海警法は「明確な国際法違反である」

産経社説は指摘する。

「日中両国が加わっている国際法(国連海洋法条約)は海上法執行機関に、外国の公船に対する武器使用を認めていない」
「日本の海上保安庁法は国際法に則って、武器使用の対象から外国公船を外している」
「ところが海警法では、海保巡視船への武器使用ができる。明確な国際法違反である」

中国は違反を承知でごり押ししてくる。それが中国なのだ。ただし、習近平政権はアメリカに反撃のチャンスを与えることになるため、武力による尖閣奪取には踏み切らないだろう。日本の領有権の主張を崩した後、尖閣諸島周辺海域の日中共同管理を言い出すだろう。

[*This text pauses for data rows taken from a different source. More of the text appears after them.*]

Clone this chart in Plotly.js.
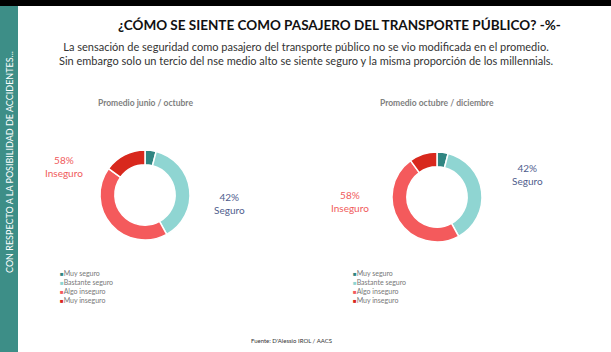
<!DOCTYPE html>
<html>
<head>
<meta charset="utf-8">
<script src="https://cdn.plot.ly/plotly-3.0.1.min.js"></script>
<style>html,body{margin:0;padding:0;background:#fff;}#chart{width:611px;height:352px;}</style>
</head>
<body>
<div id="chart"></div>
<script>
// ---- data ----
const categories = ["Muy seguro", "Bastante seguro", "Algo inseguro", "Muy inseguro"];
const valuesJunOct = [4, 38, 43, 15];
const valuesOctDic = [4, 38, 48, 10];
const panelTitles = ["Promedio junio / octubre", "Promedio octubre / diciembre"];
const groupLabels = ["Seguro", "Inseguro"];
const sliceColors = ["#2f8581", "#8fd5d2", "#f45a5c", "#d8281d"];

const W = 611, H = 352;
const px = x => x / W;
const py = y => 1 - y / H;

function pieTrace(vals, cx, cy, r) {
  return {
    type: "pie", values: vals, labels: categories, sort: false,
    direction: "clockwise", rotation: 0, hole: 0.67,
    marker: {colors: sliceColors, line: {color: "#ffffff", width: 1.5}},
    textinfo: "none", hoverinfo: "label+percent", showlegend: false,
    domain: {x: [px(cx - r), px(cx + r)], y: [py(cy + r), py(cy - r)]}
  };
}
const sum = a => a.reduce((s, v) => s + v, 0);
const pct = (vals, idx) => Math.round(100 * sum(idx.map(i => vals[i])) / sum(vals)) + "%";

const legendText = categories.map((c, i) =>
  `<span style="color:${sliceColors[i]};font-size:6px">■</span>${c}`).join("<br>");

const SEG = "#4f5d8d", INS = "#f05a5b";
const font = "Lato, 'Open Sans', sans-serif";

const annotations = [
  {x: px(339), y: py(25), text: "<b>¿CÓMO SE SIENTE COMO PASAJERO DEL TRANSPORTE PÚBLICO? -%-</b>", font: {size: 13.5, color: "#111", family: font}},
  {x: px(306), y: py(53), text: "La sensación de seguridad como pasajero del transporte público no se vio modificada en el promedio.<br>Sin embargo solo un tercio del nse medio alto se siente seguro y la misma proporción de los millennials.", font: {size: 11, color: "#333", family: font}},
  {x: px(145), y: py(103), text: "<b>" + panelTitles[0] + "</b>", font: {size: 8.5, color: "#808080", family: font}},
  {x: px(437), y: py(103), text: "<b>" + panelTitles[1] + "</b>", font: {size: 8.5, color: "#808080", family: font}},
  {x: px(64), y: py(167), text: pct(valuesJunOct, [2, 3]) + "<br>" + groupLabels[1], font: {size: 10, color: INS, family: font}},
  {x: px(229), y: py(203), text: pct(valuesJunOct, [0, 1]) + "<br>" + groupLabels[0], font: {size: 10, color: SEG, family: font}},
  {x: px(527), y: py(174), text: pct(valuesOctDic, [0, 1]) + "<br>" + groupLabels[0], font: {size: 10, color: SEG, family: font}},
  {x: px(350), y: py(201), text: pct(valuesOctDic, [2, 3]) + "<br>" + groupLabels[1], font: {size: 10, color: INS, family: font}},
  {x: px(58), y: py(267), xanchor: "left", yanchor: "top", align: "left", text: legendText, font: {size: 7, color: "#777", family: font}},
  {x: px(351), y: py(267), xanchor: "left", yanchor: "top", align: "left", text: legendText, font: {size: 7, color: "#777", family: font}},
  {x: px(291), y: py(340), text: "Fuente: D'Alessio IROL / AACS", font: {size: 6, color: "#333", family: font}},
  {x: px(9), y: py(162), textangle: -90, text: "CON RESPECTO A LA POSIBILIDAD DE ACCIDENTES...", font: {size: 9, color: "#ffffff", family: font}}
].map(a => Object.assign({xref: "paper", yref: "paper", showarrow: false, xanchor: "center", yanchor: "middle"}, a));

const shapes = [
  {type: "rect", xref: "paper", yref: "paper", x0: 0, x1: 1, y0: py(6), y1: 1, fillcolor: "#000", line: {width: 0}, layer: "below"},
  {type: "rect", xref: "paper", yref: "paper", x0: 0, x1: px(18), y0: 0, y1: py(6), fillcolor: "#3d8e87", line: {width: 0}, layer: "below"}
];

const layout = {
  width: W, height: H, margin: {l: 0, r: 0, t: 0, b: 0},
  paper_bgcolor: "#ffffff", plot_bgcolor: "#ffffff",
  showlegend: false, annotations, shapes, font: {family: font}
};

Plotly.newPlot("chart", [pieTrace(valuesJunOct, 145, 195, 45), pieTrace(valuesOctDic, 437, 197, 45)], layout, {displayModeBar: false, staticPlot: true});
</script>
</body>
</html>
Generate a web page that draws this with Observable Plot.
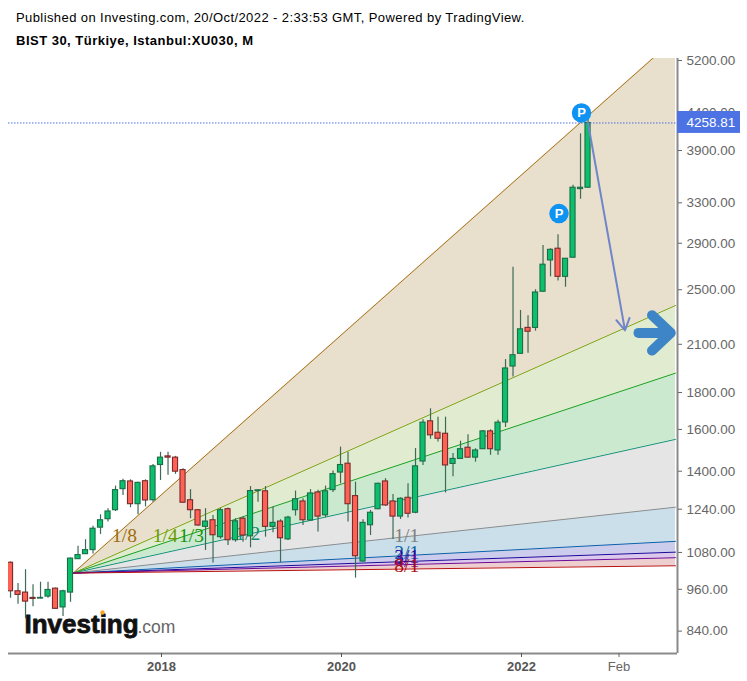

問題は菅政権がそんなしたたかな習近平政権に太刀打ちできるかである。

自衛隊出動の議論を進めることも念頭に置くべき

産経社説は朝日社説と違い、自衛隊の出動を明確に主張する。

「日本政府は海警による海保への武器使用や尖閣上陸は法執行ではなく、日本の主権を侵害する軍事攻撃であり、そのような侵略は排除すると表明しておくべきだ」
「増強は必要だが、海保は軍事組織ではない。海警の攻撃を一手に引き受けさせることは難しい。自衛隊の早期展開の意思と態勢を整えることが急務である。それが侵略への抑止力を高める近道だ」

日本の主権を脅かす中国の行動は、侵略行為以外の何ものでもない。繰り返すが、日本は自衛隊出動の議論を進めることも念頭に置くべきである。それが抑止力につながるからだ。

ただし、同時に朝日社説が主張する「意思疎通のチャンネル」を構築することも欠かせない。抑止力とは言え、日本が自衛隊を持ち出すと、中国もそれに応じて軍隊を展開させる恐れがある。わずかでも軍事衝突を起こせば、日本にとっても中国にとっても痛手は大きい。軍事衝突だけは避けなければならない。